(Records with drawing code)

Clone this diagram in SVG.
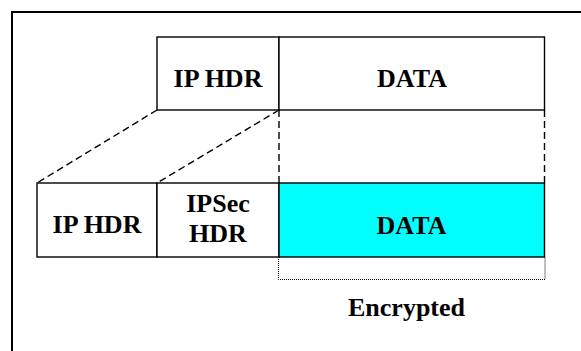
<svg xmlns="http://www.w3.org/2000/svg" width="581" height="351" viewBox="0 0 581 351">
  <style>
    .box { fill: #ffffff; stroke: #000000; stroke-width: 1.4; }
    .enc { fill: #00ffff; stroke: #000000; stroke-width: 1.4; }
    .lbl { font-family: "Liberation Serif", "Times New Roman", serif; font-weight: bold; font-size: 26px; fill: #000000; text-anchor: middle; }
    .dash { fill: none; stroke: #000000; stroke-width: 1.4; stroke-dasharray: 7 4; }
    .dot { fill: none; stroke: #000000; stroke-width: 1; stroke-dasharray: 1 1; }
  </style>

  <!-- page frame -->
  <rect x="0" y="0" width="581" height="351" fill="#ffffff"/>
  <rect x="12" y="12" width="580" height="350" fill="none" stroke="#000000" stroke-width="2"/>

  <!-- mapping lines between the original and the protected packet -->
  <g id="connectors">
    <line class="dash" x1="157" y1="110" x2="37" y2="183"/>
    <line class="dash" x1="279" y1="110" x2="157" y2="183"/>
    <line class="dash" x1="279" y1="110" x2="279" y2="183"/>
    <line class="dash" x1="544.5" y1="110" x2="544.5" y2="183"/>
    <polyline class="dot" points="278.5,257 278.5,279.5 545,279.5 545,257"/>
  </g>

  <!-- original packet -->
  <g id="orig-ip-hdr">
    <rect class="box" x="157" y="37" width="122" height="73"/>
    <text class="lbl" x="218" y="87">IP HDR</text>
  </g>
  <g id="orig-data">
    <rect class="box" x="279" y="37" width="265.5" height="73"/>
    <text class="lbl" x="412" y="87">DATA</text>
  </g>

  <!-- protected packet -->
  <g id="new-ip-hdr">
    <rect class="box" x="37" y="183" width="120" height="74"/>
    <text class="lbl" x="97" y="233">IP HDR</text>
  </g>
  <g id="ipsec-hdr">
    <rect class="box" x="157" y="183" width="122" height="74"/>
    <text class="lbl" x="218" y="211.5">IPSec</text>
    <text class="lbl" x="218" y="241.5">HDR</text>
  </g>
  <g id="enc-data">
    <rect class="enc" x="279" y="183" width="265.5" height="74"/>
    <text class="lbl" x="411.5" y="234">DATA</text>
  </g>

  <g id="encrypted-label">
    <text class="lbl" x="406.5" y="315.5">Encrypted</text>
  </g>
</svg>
...
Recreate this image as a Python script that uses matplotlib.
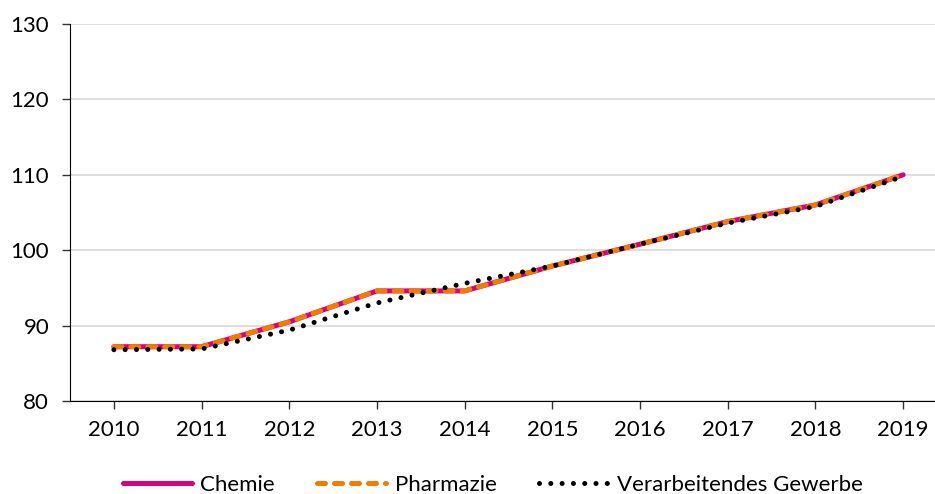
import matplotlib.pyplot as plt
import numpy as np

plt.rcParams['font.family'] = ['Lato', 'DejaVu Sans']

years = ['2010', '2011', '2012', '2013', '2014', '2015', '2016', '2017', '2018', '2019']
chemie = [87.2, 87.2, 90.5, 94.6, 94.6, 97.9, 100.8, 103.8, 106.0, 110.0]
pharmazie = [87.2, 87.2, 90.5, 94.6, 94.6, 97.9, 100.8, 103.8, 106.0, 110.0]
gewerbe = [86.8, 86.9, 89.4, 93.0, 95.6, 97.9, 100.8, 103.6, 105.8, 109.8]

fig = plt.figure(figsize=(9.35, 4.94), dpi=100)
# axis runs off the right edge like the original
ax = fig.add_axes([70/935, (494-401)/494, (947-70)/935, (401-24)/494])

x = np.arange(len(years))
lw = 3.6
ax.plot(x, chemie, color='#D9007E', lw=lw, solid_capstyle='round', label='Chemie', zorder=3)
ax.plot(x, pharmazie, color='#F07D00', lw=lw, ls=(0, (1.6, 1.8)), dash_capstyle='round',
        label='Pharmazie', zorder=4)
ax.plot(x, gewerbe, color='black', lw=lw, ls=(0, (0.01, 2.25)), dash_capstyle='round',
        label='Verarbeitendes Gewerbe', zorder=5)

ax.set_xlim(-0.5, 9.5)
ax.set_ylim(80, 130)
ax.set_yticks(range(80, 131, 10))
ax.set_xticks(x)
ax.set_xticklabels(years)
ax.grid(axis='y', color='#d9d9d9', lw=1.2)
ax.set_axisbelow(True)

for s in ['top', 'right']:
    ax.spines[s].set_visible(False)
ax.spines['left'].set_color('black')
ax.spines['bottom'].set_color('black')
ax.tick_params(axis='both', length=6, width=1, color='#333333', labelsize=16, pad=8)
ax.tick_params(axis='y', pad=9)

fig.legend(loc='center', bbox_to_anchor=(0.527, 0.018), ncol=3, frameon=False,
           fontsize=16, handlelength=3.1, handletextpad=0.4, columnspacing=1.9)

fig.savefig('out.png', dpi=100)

(Work instructions) Reproduce nothing but the lines from the one with "Recreate this image" to the one with "ax.tick_params(axis='y', pad=9)", both lines included, and keep every picture out of the copy.

(Full solution)
Recreate this image as a Python script that uses matplotlib.
import matplotlib.pyplot as plt
import numpy as np

plt.rcParams['font.family'] = ['Lato', 'DejaVu Sans']

years = ['2010', '2011', '2012', '2013', '2014', '2015', '2016', '2017', '2018', '2019']
chemie = [87.2, 87.2, 90.5, 94.6, 94.6, 97.9, 100.8, 103.8, 106.0, 110.0]
pharmazie = [87.2, 87.2, 90.5, 94.6, 94.6, 97.9, 100.8, 103.8, 106.0, 110.0]
gewerbe = [86.8, 86.9, 89.4, 93.0, 95.6, 97.9, 100.8, 103.6, 105.8, 109.8]

fig = plt.figure(figsize=(9.35, 4.94), dpi=100)
# axis runs off the right edge like the original
ax = fig.add_axes([70/935, (494-401)/494, (947-70)/935, (401-24)/494])

x = np.arange(len(years))
lw = 3.6
ax.plot(x, chemie, color='#D9007E', lw=lw, solid_capstyle='round', label='Chemie', zorder=3)
ax.plot(x, pharmazie, color='#F07D00', lw=lw, ls=(0, (1.6, 1.8)), dash_capstyle='round',
        label='Pharmazie', zorder=4)
ax.plot(x, gewerbe, color='black', lw=lw, ls=(0, (0.01, 2.25)), dash_capstyle='round',
        label='Verarbeitendes Gewerbe', zorder=5)

ax.set_xlim(-0.5, 9.5)
ax.set_ylim(80, 130)
ax.set_yticks(range(80, 131, 10))
ax.set_xticks(x)
ax.set_xticklabels(years)
ax.grid(axis='y', color='#d9d9d9', lw=1.2)
ax.set_axisbelow(True)

for s in ['top', 'right']:
    ax.spines[s].set_visible(False)
ax.spines['left'].set_color('black')
ax.spines['bottom'].set_color('black')
ax.tick_params(axis='both', length=6, width=1, color='#333333', labelsize=16, pad=8)
ax.tick_params(axis='y', pad=9)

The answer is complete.